Plotting code records
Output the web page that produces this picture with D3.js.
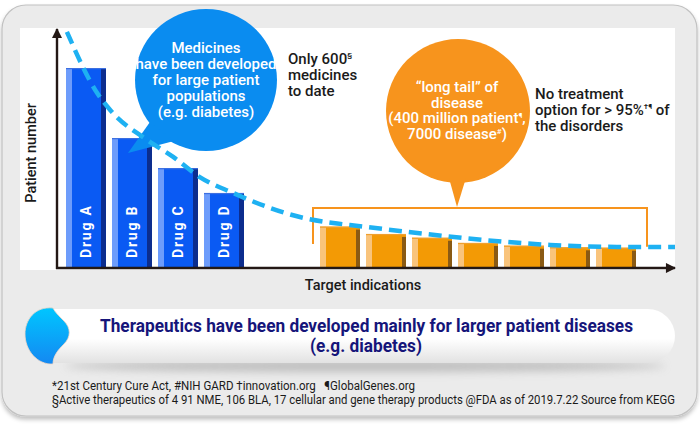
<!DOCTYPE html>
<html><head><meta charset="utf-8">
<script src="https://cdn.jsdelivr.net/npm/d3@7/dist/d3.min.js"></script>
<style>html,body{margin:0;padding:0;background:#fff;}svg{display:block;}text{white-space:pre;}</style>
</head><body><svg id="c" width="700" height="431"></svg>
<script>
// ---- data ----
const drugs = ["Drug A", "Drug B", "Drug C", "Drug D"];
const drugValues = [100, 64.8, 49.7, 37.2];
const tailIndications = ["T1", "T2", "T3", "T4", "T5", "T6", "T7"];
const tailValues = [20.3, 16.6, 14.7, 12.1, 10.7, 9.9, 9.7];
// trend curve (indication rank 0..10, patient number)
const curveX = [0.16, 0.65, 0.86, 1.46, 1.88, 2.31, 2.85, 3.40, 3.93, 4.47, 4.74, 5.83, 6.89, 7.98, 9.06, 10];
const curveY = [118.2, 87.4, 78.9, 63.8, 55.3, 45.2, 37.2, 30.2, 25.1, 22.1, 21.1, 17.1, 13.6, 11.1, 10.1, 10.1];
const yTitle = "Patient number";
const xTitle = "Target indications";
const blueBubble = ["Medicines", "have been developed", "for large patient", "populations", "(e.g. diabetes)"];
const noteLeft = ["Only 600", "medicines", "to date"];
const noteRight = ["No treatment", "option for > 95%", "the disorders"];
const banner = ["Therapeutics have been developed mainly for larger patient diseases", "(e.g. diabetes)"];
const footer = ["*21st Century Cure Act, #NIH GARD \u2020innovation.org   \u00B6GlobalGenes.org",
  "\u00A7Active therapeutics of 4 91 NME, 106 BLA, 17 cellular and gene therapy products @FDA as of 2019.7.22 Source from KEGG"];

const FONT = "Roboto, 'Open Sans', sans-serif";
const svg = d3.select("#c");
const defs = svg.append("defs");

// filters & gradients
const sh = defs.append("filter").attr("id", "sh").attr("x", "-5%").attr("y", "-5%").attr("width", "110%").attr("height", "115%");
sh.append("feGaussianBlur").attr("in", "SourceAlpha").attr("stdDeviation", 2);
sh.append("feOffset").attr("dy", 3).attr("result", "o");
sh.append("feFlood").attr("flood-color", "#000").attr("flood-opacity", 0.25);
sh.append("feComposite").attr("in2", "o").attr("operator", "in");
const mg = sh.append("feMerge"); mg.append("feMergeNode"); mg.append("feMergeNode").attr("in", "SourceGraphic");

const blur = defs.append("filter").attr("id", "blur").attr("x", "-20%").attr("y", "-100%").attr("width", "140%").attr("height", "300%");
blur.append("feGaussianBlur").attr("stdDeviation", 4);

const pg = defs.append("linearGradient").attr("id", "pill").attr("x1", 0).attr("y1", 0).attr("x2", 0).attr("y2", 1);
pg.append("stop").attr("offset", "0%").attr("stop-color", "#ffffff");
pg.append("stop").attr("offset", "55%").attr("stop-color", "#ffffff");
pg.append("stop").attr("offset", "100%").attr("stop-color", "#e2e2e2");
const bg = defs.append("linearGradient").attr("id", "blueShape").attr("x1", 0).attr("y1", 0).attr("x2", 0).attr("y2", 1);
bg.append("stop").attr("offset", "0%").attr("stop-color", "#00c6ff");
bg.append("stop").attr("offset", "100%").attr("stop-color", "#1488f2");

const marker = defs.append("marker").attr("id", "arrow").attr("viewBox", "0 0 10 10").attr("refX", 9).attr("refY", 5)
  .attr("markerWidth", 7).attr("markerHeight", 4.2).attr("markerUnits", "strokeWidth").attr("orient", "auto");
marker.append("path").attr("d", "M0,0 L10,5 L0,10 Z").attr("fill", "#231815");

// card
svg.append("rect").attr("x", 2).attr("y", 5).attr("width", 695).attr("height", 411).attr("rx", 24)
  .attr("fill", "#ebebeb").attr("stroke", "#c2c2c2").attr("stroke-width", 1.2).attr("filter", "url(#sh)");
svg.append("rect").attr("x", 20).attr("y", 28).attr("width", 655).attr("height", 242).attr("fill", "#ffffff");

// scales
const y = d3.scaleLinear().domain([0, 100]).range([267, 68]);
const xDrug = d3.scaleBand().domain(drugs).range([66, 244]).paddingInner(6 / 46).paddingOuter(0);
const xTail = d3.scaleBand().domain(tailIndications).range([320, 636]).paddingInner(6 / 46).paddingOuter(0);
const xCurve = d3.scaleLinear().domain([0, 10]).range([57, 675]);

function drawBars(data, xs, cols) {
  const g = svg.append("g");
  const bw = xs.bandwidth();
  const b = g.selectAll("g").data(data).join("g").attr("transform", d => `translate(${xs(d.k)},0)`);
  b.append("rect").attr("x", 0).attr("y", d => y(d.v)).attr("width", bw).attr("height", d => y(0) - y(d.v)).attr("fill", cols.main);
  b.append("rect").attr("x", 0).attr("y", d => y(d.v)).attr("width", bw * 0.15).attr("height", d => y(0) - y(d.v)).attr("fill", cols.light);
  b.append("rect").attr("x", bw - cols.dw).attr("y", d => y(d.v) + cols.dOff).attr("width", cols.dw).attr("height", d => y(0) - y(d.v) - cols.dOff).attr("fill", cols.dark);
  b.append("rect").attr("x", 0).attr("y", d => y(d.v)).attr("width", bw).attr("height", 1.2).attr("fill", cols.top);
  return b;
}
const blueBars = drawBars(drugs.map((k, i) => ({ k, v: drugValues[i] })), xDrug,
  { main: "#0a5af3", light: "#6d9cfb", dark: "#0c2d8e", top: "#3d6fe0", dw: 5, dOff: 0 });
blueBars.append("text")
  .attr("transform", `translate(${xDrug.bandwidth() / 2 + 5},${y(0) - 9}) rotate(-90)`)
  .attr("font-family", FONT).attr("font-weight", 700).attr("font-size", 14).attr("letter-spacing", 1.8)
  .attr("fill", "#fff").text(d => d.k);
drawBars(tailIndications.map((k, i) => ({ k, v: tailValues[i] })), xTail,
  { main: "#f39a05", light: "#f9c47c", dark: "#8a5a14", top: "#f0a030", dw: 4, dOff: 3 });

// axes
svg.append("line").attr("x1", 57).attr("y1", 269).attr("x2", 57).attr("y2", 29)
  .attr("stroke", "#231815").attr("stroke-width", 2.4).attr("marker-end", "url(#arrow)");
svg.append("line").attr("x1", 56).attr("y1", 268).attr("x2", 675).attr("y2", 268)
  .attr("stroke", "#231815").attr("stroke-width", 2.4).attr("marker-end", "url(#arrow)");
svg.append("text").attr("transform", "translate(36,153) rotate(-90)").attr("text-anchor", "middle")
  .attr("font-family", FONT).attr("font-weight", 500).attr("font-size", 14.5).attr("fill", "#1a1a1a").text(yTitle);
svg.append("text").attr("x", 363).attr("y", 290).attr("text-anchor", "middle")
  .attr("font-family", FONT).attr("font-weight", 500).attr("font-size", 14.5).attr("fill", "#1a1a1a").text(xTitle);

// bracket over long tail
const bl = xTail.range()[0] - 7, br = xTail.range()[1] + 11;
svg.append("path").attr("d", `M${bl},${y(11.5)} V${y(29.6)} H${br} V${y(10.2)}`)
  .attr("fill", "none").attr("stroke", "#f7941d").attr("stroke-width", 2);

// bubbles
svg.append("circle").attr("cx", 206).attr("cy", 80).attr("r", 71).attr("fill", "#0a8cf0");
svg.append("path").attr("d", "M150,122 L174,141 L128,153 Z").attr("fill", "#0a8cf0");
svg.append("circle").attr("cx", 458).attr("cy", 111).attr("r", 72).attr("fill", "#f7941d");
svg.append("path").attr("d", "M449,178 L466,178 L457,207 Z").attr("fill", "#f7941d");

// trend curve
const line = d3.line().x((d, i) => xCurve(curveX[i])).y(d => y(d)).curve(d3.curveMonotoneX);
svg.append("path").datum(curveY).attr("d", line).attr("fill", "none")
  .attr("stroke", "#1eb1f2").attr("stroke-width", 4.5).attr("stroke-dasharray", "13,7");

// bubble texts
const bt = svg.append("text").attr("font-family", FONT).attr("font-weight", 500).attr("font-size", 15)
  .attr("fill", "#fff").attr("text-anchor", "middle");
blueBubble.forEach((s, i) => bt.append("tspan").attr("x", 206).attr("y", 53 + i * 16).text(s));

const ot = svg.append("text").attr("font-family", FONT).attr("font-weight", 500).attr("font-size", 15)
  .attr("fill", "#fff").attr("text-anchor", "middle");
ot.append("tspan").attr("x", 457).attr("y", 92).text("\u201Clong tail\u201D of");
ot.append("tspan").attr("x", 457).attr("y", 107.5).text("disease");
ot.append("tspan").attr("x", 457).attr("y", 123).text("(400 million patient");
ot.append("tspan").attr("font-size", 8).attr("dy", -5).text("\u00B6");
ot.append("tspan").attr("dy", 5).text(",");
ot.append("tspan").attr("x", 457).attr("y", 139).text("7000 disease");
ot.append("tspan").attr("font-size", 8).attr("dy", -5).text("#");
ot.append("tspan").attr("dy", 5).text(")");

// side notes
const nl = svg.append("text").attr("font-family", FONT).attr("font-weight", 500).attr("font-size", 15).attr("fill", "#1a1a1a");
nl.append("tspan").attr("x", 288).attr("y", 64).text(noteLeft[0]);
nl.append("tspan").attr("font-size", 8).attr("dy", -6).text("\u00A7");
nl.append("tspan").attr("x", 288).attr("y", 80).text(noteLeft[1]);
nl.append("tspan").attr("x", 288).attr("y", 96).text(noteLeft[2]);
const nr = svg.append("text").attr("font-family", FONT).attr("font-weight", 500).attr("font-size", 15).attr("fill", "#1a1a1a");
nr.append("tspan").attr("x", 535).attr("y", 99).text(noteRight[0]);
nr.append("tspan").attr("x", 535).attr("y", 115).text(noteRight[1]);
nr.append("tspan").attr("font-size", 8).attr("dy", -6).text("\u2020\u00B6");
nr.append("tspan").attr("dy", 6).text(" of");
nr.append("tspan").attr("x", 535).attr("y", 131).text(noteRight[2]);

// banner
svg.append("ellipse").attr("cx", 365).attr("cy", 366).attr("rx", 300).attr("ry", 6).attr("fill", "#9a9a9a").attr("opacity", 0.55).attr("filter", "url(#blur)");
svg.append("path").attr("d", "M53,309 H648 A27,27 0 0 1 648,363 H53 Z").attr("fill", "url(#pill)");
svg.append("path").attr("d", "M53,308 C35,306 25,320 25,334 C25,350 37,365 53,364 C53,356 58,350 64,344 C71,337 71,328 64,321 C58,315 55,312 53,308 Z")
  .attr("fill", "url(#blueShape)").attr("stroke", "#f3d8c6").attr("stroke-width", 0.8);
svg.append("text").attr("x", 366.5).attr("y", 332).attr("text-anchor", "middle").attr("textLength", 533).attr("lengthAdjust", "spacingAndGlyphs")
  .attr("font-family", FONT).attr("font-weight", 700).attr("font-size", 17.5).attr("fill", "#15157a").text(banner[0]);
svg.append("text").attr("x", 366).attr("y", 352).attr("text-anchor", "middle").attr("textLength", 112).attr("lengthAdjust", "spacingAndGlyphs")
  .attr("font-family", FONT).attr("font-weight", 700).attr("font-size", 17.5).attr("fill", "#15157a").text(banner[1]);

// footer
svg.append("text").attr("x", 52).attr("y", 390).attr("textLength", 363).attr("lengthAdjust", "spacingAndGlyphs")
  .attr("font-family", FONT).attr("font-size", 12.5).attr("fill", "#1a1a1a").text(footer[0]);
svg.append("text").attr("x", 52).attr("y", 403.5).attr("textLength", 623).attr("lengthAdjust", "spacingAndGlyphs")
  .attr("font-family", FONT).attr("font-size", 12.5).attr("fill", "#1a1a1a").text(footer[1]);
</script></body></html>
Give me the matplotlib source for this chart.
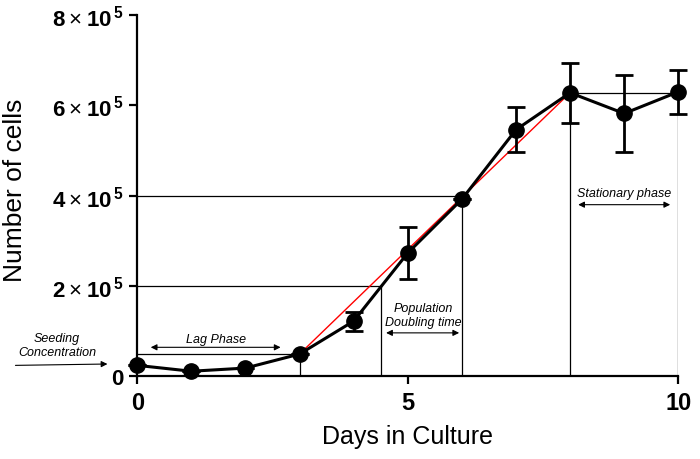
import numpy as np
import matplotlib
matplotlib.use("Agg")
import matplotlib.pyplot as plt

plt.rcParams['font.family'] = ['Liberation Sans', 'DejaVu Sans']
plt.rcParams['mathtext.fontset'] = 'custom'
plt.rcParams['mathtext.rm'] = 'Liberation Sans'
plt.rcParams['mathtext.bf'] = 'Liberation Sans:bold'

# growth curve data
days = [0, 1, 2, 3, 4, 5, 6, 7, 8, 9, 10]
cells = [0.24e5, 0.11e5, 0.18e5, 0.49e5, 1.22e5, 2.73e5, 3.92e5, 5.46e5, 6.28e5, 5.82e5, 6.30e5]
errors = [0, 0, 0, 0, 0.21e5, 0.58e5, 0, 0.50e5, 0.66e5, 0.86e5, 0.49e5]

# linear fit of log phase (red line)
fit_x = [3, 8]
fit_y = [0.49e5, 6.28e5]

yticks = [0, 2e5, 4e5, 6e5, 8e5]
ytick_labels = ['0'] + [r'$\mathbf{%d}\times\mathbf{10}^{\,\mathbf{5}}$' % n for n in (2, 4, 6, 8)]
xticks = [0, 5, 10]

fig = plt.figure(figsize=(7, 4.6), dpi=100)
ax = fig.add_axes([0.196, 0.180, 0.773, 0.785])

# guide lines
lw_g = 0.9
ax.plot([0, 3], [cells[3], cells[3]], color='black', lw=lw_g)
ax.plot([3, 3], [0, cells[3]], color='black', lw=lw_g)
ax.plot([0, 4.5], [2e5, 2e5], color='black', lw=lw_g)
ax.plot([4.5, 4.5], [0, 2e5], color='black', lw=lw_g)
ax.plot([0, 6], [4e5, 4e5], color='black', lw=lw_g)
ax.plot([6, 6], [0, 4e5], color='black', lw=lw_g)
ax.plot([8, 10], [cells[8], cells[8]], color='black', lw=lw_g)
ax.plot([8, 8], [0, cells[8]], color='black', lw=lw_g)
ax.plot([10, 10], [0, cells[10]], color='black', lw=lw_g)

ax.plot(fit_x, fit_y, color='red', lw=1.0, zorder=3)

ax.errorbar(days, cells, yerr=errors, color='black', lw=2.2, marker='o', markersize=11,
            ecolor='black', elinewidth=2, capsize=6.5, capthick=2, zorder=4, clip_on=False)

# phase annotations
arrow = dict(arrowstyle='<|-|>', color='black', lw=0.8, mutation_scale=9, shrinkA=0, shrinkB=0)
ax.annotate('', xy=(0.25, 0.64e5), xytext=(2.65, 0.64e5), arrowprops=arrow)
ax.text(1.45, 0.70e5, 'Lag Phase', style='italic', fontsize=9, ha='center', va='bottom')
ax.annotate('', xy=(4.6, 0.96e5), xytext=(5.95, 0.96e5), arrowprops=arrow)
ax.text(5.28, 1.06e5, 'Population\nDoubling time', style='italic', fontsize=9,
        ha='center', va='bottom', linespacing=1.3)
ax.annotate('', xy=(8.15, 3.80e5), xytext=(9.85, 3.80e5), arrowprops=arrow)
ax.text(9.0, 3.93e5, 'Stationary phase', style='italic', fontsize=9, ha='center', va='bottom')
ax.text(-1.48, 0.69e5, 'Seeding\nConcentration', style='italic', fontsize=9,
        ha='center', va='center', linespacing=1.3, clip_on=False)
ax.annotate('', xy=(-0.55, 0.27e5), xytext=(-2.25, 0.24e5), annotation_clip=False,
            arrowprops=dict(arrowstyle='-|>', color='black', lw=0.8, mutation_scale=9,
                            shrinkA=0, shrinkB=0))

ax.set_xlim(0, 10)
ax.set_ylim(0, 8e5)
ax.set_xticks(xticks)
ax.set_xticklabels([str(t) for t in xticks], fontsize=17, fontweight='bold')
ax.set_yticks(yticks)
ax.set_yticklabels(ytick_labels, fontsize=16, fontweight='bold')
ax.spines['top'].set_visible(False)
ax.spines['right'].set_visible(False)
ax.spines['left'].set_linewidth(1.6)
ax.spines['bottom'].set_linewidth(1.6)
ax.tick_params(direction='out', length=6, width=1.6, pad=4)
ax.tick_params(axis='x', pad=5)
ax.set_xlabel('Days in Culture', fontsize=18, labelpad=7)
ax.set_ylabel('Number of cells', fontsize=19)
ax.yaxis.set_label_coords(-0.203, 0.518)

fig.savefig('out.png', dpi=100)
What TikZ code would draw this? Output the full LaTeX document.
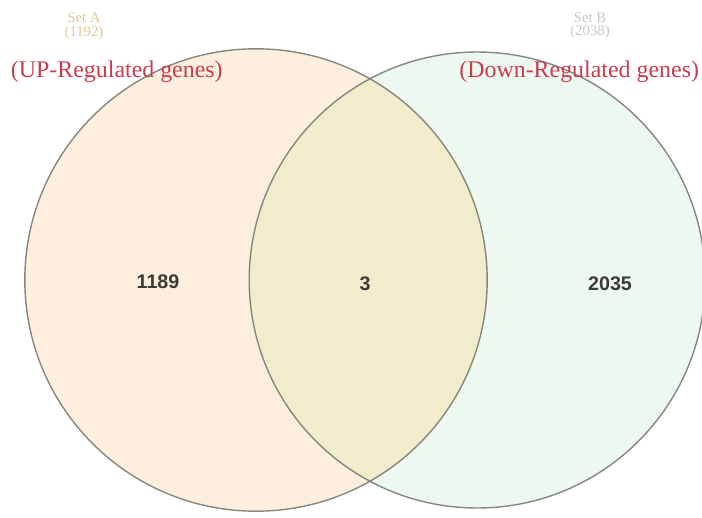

— Work to complete —
Using the entries above, reproduce word for word only the lines from the one that contains "Give me the matplotlib source for this chart." to the one that contains "import matplotlib.pyplot as plt", both ends included, and drop every picture.

— Result of this exercise —
Give me the matplotlib source for this chart.
import numpy as np
import matplotlib
matplotlib.use("Agg")
import matplotlib.pyplot as plt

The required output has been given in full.